Task to carry out:
Everything from the first line of the data below through the line that contains "const yAxisName = 'relative mRNA level';" should be written out exactly, please, and nothing more; the pictures stay out.

-*-*-

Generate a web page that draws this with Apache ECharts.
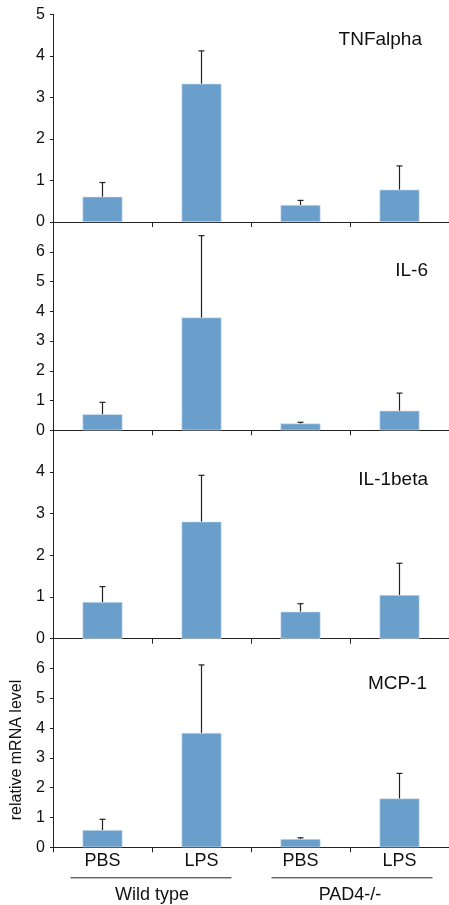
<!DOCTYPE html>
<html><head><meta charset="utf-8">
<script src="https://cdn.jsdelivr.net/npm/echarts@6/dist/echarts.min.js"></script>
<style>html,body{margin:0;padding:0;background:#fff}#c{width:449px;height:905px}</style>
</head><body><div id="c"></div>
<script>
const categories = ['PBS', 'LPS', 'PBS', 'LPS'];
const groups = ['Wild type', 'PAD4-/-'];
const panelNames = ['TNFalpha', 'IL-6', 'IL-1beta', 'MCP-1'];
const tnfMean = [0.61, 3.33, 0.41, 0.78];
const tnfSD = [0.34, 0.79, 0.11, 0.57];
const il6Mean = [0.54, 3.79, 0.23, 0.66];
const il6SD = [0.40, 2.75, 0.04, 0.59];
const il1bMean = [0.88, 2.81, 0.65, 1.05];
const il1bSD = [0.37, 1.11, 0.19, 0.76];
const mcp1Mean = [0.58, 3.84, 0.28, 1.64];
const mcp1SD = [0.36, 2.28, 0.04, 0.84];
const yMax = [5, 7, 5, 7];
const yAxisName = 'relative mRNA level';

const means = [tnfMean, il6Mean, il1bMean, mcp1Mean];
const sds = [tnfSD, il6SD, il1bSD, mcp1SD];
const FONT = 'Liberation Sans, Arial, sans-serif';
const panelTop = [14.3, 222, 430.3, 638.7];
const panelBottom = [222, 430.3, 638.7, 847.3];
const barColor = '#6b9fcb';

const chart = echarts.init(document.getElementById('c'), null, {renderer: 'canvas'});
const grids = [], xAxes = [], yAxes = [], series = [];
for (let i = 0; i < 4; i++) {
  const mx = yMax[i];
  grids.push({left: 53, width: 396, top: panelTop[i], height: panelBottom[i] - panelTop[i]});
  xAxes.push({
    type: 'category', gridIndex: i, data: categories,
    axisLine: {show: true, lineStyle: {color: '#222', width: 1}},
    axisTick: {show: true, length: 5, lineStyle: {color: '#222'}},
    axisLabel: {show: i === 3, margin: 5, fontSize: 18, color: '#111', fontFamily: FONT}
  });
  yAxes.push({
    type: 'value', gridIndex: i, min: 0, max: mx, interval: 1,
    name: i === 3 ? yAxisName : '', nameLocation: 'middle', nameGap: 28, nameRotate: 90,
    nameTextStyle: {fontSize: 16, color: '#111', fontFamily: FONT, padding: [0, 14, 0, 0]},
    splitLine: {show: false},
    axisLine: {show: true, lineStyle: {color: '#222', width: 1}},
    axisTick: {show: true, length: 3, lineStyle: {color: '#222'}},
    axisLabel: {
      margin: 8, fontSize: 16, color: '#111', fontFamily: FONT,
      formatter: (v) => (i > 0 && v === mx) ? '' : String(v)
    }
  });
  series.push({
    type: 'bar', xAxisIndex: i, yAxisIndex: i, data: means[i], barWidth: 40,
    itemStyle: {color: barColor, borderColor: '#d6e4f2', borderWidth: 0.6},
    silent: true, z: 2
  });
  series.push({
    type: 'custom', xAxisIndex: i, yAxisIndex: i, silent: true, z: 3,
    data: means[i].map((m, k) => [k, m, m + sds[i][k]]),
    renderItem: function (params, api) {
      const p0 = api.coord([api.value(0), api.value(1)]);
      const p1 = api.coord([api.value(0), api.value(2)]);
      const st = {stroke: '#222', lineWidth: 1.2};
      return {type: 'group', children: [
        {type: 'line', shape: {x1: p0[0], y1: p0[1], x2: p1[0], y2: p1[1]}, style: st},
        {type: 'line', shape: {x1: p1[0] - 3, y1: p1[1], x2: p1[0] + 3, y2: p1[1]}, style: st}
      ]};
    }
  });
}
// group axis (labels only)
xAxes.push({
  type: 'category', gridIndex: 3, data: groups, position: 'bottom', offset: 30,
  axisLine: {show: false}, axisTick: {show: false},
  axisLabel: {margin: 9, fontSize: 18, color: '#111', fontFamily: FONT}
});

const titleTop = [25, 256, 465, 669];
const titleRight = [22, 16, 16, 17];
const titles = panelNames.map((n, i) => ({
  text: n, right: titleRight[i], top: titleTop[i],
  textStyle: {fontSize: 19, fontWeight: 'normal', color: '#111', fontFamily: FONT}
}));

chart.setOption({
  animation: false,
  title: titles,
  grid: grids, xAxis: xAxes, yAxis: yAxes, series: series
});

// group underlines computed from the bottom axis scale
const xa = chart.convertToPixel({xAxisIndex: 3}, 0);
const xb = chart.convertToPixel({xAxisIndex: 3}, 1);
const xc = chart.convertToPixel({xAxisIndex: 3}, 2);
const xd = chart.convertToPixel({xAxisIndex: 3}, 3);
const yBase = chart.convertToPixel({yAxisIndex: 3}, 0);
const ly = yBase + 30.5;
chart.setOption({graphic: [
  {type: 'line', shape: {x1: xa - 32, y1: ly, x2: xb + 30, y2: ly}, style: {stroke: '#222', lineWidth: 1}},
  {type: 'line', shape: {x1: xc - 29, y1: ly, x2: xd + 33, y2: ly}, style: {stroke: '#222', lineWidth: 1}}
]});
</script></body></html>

-*-*-

Response to the task:
Generate a web page that draws this with Apache ECharts.
<!DOCTYPE html>
<html><head><meta charset="utf-8">
<script src="https://cdn.jsdelivr.net/npm/echarts@6/dist/echarts.min.js"></script>
<style>html,body{margin:0;padding:0;background:#fff}#c{width:449px;height:905px}</style>
</head><body><div id="c"></div>
<script>
const categories = ['PBS', 'LPS', 'PBS', 'LPS'];
const groups = ['Wild type', 'PAD4-/-'];
const panelNames = ['TNFalpha', 'IL-6', 'IL-1beta', 'MCP-1'];
const tnfMean = [0.61, 3.33, 0.41, 0.78];
const tnfSD = [0.34, 0.79, 0.11, 0.57];
const il6Mean = [0.54, 3.79, 0.23, 0.66];
const il6SD = [0.40, 2.75, 0.04, 0.59];
const il1bMean = [0.88, 2.81, 0.65, 1.05];
const il1bSD = [0.37, 1.11, 0.19, 0.76];
const mcp1Mean = [0.58, 3.84, 0.28, 1.64];
const mcp1SD = [0.36, 2.28, 0.04, 0.84];
const yMax = [5, 7, 5, 7];
const yAxisName = 'relative mRNA level';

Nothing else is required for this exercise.